Despite the shaky trade relationship between the U.S. and China, demand for international air travel to China has remained strong. The future role of U.S. carriers in that market is more of a question mark.
The Chinese aviation market will see major growth over the next few years, as its three largest airlines—Air China, China Southern and China Eastern—all have ambitious fleet plans that will put their sizes at the top of airlines globally. China's major airports in Shanghai and Beijing are undergoing major expansion plans. Amid political uncertainty, the U.S. and China also could see an open skies agreement this year that would "fundamentally reshape the Asia/Pacific region," according to American Express Global Business Travel's 2019 Air Monitor report.
Airlines have made similar reports in recent earnings calls.

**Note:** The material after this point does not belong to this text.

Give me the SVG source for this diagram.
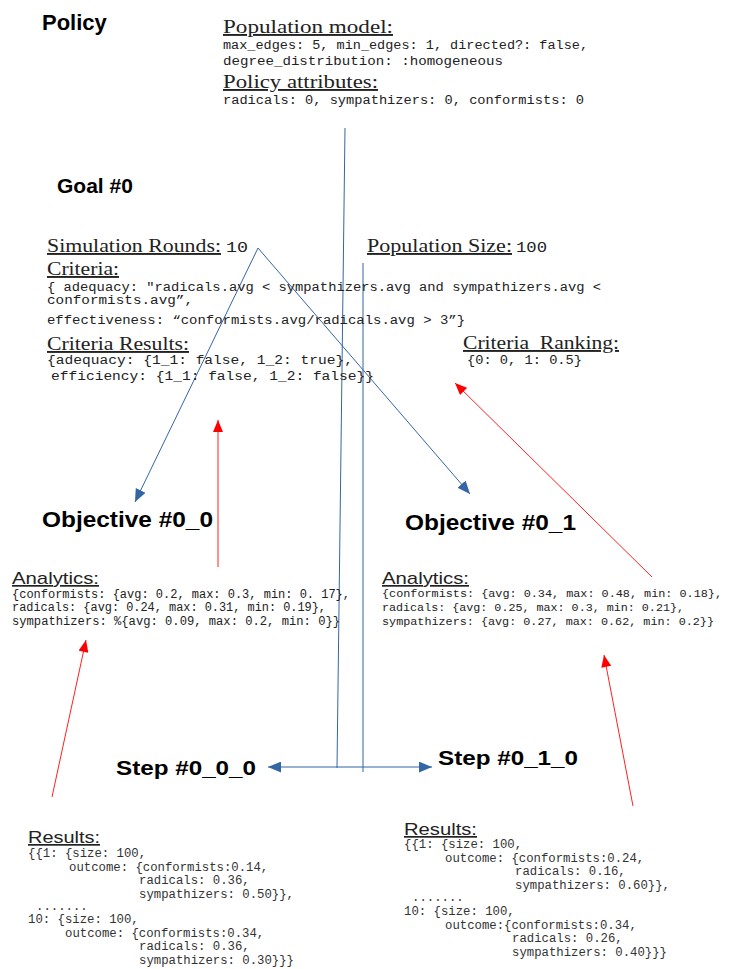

Delta CEO Ed Bastian said revenue to China increased 27% year over year in the fourth quarter and that he expects a similar level of growth in the current quarter. United Airlines chief commercial officer and EVP Andrew Nocella said the carrier is monitoring business class demand levels for China but as of January "had yet to see any reduction in demand … resulting from these trade disputes."
While the growth rate of China's economy has been slowing, it remains high, Haxne said. Traffic on Asia/Pacific airlines rose 7.3% year over year in 2018, a slower growth rate than the previous year but still higher than all other regions, according to the International Air Transport Association. Traffic on domestic air travel in China rose 7.3% year over year, and capacity increased 9.8%.
As the Chinese carriers rapidly bulk up their fleets, it's not out of the question that U.S. carriers "mostly or completely will exit the China air market by 2030 and perhaps sooner," according to recent analysis by Forbes. However, outside those recent schedule adjustments, "we won't see a lot of changes from the U.S. carriers" for the present, said Mark Drusch former ICF aviation analyst and VP.